» **EXERCISE DIRECTIONS**:
Will you output all of the data below exactly, omitting the images?
--------
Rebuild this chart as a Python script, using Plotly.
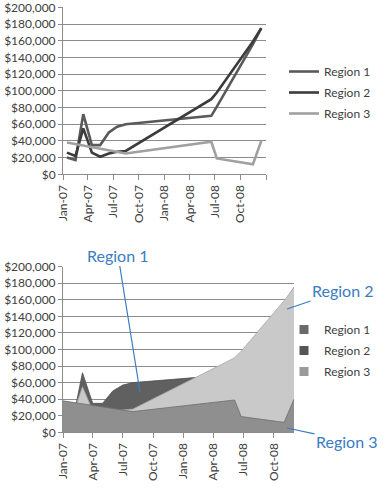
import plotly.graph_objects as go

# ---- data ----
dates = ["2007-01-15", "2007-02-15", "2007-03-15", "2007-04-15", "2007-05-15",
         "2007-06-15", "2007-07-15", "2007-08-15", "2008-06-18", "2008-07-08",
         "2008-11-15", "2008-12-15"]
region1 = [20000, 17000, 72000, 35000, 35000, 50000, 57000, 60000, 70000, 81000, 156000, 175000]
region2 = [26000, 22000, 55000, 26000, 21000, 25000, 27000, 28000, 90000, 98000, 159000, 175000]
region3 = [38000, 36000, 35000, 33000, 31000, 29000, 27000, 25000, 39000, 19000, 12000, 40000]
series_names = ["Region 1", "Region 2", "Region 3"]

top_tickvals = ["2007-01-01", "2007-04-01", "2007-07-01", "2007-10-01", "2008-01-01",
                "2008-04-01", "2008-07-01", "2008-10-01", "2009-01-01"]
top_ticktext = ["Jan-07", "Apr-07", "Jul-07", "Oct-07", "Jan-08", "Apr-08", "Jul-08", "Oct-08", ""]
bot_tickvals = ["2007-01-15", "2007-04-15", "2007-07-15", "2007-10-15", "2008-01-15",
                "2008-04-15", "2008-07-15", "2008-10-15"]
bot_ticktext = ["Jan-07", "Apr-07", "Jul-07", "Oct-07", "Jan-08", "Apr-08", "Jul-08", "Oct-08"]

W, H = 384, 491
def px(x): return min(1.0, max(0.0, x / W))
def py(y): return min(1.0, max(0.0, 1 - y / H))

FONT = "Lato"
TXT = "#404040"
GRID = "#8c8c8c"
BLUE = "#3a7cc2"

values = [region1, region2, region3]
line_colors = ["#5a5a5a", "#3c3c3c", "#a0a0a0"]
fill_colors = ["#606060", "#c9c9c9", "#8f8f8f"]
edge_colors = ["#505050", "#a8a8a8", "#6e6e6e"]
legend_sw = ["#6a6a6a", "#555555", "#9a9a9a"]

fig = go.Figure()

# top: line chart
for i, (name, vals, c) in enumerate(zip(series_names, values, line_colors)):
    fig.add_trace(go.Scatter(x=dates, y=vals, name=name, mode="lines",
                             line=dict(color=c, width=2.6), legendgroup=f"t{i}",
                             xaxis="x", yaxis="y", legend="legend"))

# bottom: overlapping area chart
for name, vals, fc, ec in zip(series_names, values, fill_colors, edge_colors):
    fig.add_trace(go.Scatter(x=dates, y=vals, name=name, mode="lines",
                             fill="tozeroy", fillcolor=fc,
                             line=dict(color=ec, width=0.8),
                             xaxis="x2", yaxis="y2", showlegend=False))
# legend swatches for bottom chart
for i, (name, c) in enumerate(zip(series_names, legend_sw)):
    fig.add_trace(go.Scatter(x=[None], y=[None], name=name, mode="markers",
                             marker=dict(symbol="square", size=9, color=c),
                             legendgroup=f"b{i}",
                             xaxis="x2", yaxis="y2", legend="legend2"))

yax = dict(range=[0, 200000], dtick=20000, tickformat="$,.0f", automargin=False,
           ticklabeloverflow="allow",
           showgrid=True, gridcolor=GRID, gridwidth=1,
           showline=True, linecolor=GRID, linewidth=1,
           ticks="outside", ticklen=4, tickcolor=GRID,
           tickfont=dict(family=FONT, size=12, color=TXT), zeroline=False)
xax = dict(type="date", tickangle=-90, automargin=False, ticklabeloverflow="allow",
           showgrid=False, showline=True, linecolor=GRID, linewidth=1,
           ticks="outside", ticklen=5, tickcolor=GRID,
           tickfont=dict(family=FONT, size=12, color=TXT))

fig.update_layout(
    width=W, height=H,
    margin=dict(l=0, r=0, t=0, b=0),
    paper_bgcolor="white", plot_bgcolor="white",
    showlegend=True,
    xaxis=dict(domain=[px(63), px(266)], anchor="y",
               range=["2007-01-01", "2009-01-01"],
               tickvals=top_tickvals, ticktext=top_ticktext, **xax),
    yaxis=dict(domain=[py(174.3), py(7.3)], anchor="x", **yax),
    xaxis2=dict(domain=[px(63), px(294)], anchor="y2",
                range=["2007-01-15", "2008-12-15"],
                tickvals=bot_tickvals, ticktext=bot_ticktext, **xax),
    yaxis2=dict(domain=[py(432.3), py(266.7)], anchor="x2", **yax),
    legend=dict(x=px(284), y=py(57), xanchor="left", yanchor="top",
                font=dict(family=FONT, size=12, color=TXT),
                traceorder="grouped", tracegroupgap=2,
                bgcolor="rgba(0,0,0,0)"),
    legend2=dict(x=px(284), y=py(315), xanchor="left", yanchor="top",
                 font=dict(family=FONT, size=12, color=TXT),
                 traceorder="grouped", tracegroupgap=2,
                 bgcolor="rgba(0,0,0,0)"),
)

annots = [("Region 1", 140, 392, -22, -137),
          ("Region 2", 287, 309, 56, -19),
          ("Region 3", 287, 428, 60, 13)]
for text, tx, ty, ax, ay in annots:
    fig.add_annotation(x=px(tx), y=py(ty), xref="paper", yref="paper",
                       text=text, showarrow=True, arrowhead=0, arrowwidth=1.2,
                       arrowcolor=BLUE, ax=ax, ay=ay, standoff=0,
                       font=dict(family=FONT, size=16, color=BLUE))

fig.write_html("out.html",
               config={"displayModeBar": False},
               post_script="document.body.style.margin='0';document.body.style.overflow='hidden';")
--------
» **REPLY**:
Rebuild this chart as a Python script, using Plotly.
import plotly.graph_objects as go

# ---- data ----
dates = ["2007-01-15", "2007-02-15", "2007-03-15", "2007-04-15", "2007-05-15",
         "2007-06-15", "2007-07-15", "2007-08-15", "2008-06-18", "2008-07-08",
         "2008-11-15", "2008-12-15"]
region1 = [20000, 17000, 72000, 35000, 35000, 50000, 57000, 60000, 70000, 81000, 156000, 175000]
region2 = [26000, 22000, 55000, 26000, 21000, 25000, 27000, 28000, 90000, 98000, 159000, 175000]
region3 = [38000, 36000, 35000, 33000, 31000, 29000, 27000, 25000, 39000, 19000, 12000, 40000]
series_names = ["Region 1", "Region 2", "Region 3"]

top_tickvals = ["2007-01-01", "2007-04-01", "2007-07-01", "2007-10-01", "2008-01-01",
                "2008-04-01", "2008-07-01", "2008-10-01", "2009-01-01"]
top_ticktext = ["Jan-07", "Apr-07", "Jul-07", "Oct-07", "Jan-08", "Apr-08", "Jul-08", "Oct-08", ""]
bot_tickvals = ["2007-01-15", "2007-04-15", "2007-07-15", "2007-10-15", "2008-01-15",
                "2008-04-15", "2008-07-15", "2008-10-15"]
bot_ticktext = ["Jan-07", "Apr-07", "Jul-07", "Oct-07", "Jan-08", "Apr-08", "Jul-08", "Oct-08"]

W, H = 384, 491
def px(x): return min(1.0, max(0.0, x / W))
def py(y): return min(1.0, max(0.0, 1 - y / H))

FONT = "Lato"
TXT = "#404040"
GRID = "#8c8c8c"
BLUE = "#3a7cc2"

values = [region1, region2, region3]
line_colors = ["#5a5a5a", "#3c3c3c", "#a0a0a0"]
fill_colors = ["#606060", "#c9c9c9", "#8f8f8f"]
edge_colors = ["#505050", "#a8a8a8", "#6e6e6e"]
legend_sw = ["#6a6a6a", "#555555", "#9a9a9a"]

fig = go.Figure()

# top: line chart
for i, (name, vals, c) in enumerate(zip(series_names, values, line_colors)):
    fig.add_trace(go.Scatter(x=dates, y=vals, name=name, mode="lines",
                             line=dict(color=c, width=2.6), legendgroup=f"t{i}",
                             xaxis="x", yaxis="y", legend="legend"))

# bottom: overlapping area chart
for name, vals, fc, ec in zip(series_names, values, fill_colors, edge_colors):
    fig.add_trace(go.Scatter(x=dates, y=vals, name=name, mode="lines",
                             fill="tozeroy", fillcolor=fc,
                             line=dict(color=ec, width=0.8),
                             xaxis="x2", yaxis="y2", showlegend=False))
# legend swatches for bottom chart
for i, (name, c) in enumerate(zip(series_names, legend_sw)):
    fig.add_trace(go.Scatter(x=[None], y=[None], name=name, mode="markers",
                             marker=dict(symbol="square", size=9, color=c),
                             legendgroup=f"b{i}",
                             xaxis="x2", yaxis="y2", legend="legend2"))

yax = dict(range=[0, 200000], dtick=20000, tickformat="$,.0f", automargin=False,
           ticklabeloverflow="allow",
           showgrid=True, gridcolor=GRID, gridwidth=1,
           showline=True, linecolor=GRID, linewidth=1,
           ticks="outside", ticklen=4, tickcolor=GRID,
           tickfont=dict(family=FONT, size=12, color=TXT), zeroline=False)
xax = dict(type="date", tickangle=-90, automargin=False, ticklabeloverflow="allow",
           showgrid=False, showline=True, linecolor=GRID, linewidth=1,
           ticks="outside", ticklen=5, tickcolor=GRID,
           tickfont=dict(family=FONT, size=12, color=TXT))

fig.update_layout(
    width=W, height=H,
    margin=dict(l=0, r=0, t=0, b=0),
    paper_bgcolor="white", plot_bgcolor="white",
    showlegend=True,
    xaxis=dict(domain=[px(63), px(266)], anchor="y",
               range=["2007-01-01", "2009-01-01"],
               tickvals=top_tickvals, ticktext=top_ticktext, **xax),
    yaxis=dict(domain=[py(174.3), py(7.3)], anchor="x", **yax),
    xaxis2=dict(domain=[px(63), px(294)], anchor="y2",
                range=["2007-01-15", "2008-12-15"],
                tickvals=bot_tickvals, ticktext=bot_ticktext, **xax),
    yaxis2=dict(domain=[py(432.3), py(266.7)], anchor="x2", **yax),
    legend=dict(x=px(284), y=py(57), xanchor="left", yanchor="top",
                font=dict(family=FONT, size=12, color=TXT),
                traceorder="grouped", tracegroupgap=2,
                bgcolor="rgba(0,0,0,0)"),
    legend2=dict(x=px(284), y=py(315), xanchor="left", yanchor="top",
                 font=dict(family=FONT, size=12, color=TXT),
                 traceorder="grouped", tracegroupgap=2,
                 bgcolor="rgba(0,0,0,0)"),
)

annots = [("Region 1", 140, 392, -22, -137),
          ("Region 2", 287, 309, 56, -19),
          ("Region 3", 287, 428, 60, 13)]
for text, tx, ty, ax, ay in annots:
    fig.add_annotation(x=px(tx), y=py(ty), xref="paper", yref="paper",
                       text=text, showarrow=True, arrowhead=0, arrowwidth=1.2,
                       arrowcolor=BLUE, ax=ax, ay=ay, standoff=0,
                       font=dict(family=FONT, size=16, color=BLUE))

fig.write_html("out.html",
               config={"displayModeBar": False},
               post_script="document.body.style.margin='0';document.body.style.overflow='hidden';")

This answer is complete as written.